Redacción (Jueves, 09-06-2011, Gaudium Press) Antes de subir a los Cielos, el Redentor no da ninguna recomendación política y mucho menos insinúa algo en la línea de una reconquista del poder de Israel. Al contrario, sus palabras visan una actuación estrictamente moral, religiosa y penitencial en nombre de Dios.
María y los apóstoles en Pentecostés Museo episcopal de Cuzco |
Esta conversión, la cual en su esencia es «metanoia», ya había sido intensamente estimulada por el Precursor Juan Bautista que se presentará como la voz que clama en el desierto, a fin de que todos enderezaran los caminos para la llegada del Señor. Éste es también el legado del Redentor a los suyos, antes de la Ascensión. La substitución de los criterios equivocados por los verdaderos es indispensable para la real conversión.
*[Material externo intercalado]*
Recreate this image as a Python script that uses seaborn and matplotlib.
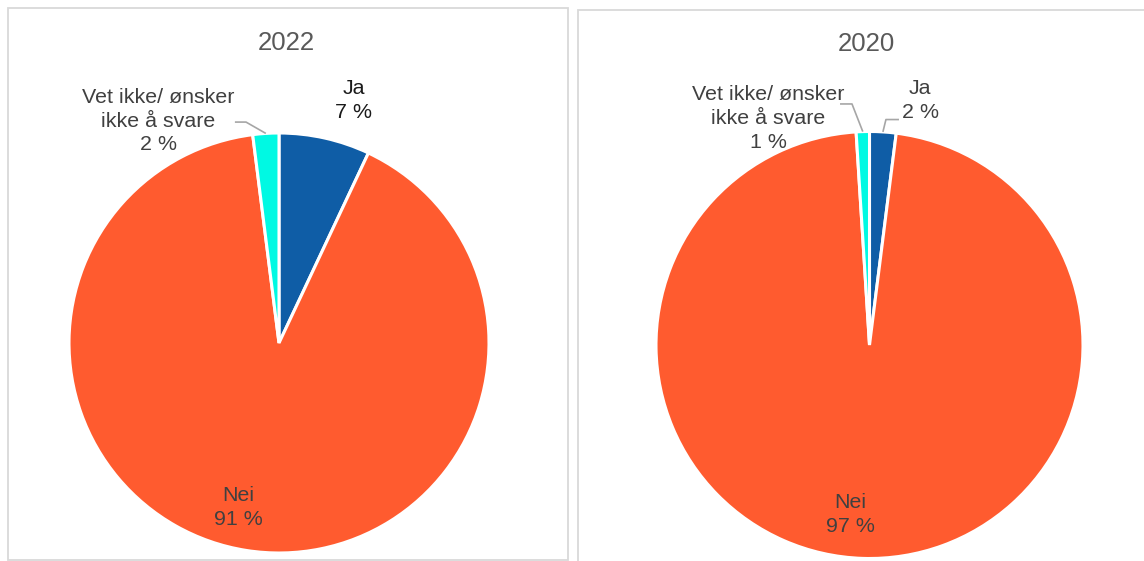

Saulo, en un solo instante la realizó, ya al caer del caballo, y así mismo pasó por un retiro de tres años en el desierto para tornarla irreversible, como también profunda y eficaz. Comúnmente, ella se hace de manera lenta, después de los fulgores de un primer «flash», mediante el cual, por la gracia del Espíritu Santo, el alma se da cuenta de las bellezas de las vías sobrenaturales y por ellas resuelve caminar con decidida firmeza.
Sin esta conversión, nos es prácticamente inútil el Misterio de la Redención y de nada nos sirve el Evangelio. De forma explícita o implícita -dada nuestra naturaleza racional- la actuación de nuestra inteligencia y voluntad se hace con base en principios y máximas que guían las potencias de nuestra alma. Es sobre esta fuente que se concentra el esfuerzo de la conversión. En síntesis, se trata de substituir el amor propio, el cual se manifiesta en el apego a las criaturas, por el amor a Dios.
Es de dentro de la visualización perfecta, respecto a la rectitud de la práctica de la Ley de Dios y de su santidad, que brota el eficaz pedido de perdón de los pecados. Es en ese contraste que el penitente tiene plena consciencia de la gran misericordia anunciada por Jesús, antes de su partida a los Cielos. Ni los ángeles revoltosos, ni los hombres que murieron en pecado recibieron esta dádiva inconmensurable. Y, en ese momento, ella nos fue ofrecida por el propio Hijo de Dios.
Iniciándose en Jerusalén, del Sagrado Costado de Cristo, nace la Iglesia a predicar allí, y después a todo el mundo afuera, la Buena Nueva del Evangelio. Así había profetizado el Antiguo Testamento, así ordenó en aquella ocasión el propio Jesucristo.
«Yo voy a mandar sobre vosotros al Prometido por mi Padre. Entretanto, permaneced en la ciudad hasta que seáis revestidos de la fuerza de lo Alto» (Lc 24, 49). Se trata de la Tercera Persona de la Trinidad, que Jesús enviaría, según la promesa hecha por el Padre, o sea, «la fuerza de lo Alto». Es el Espíritu Santo, que procede del amor entre el Padre y el Hijo, que descenderá sobre ellos, a fin de ser en Él sumergidos, penetrados y revestidos por Él, para, así transformados, realizar su misión de testigos. Los Apóstoles «serán preparados con la gran fuerza renovadora y fortalecedora del Pentecostés. Recibirán al Espíritu Santo, de cuyo envío tanto habló el Evangelista Juan en los discursos de la Última Cena».
Pentecostés, según grabado de Gustav Doré |
La orden de no salir de Jerusalén bajo ningún pretexto tenía por objeto la espera de Pentecostés para comenzar a predicar. Entendieron ellos que, este período, deberían pasarlo en recogimiento, pues es en estas circunstancias donde Él actúa más profundamente.
San Juan Crisóstomo comenta a este propósito: «Para que no se pueda decir que había abandonado a los suyos para ir a manifestarse -más aún, ostentarse- a los extraños, les ordenó Jesús presentar las pruebas de su Resurrección primero a aquellos mismos que lo habían matado, en la ciudad donde fue cometido el temerario atentado, pues, si los que habían crucificado al Señor daban muestras de creer, se tendría una gran prueba de la Resurrección».
Por otro lado, continúa San Juan Crisóstomo: «Así como en un ejército que se alinea para atacar al enemigo, el general no permite a nadie salir antes de estar todos preparados, de la misma forma Jesús no permite a sus Apóstoles salir a pelear mientras no estén preparados por la venida del Espíritu Santo».
Y ¿Por qué razón el Espíritu Santo no descendió sobre los Apóstoles, de inmediato? «Convenía que nuestra naturaleza se presentase en el Cielo y fuesen realizadas las alianzas, y después entonces viniese el Espíritu Santo y se celebrasen los eternos júbilos», opina Teofilacto.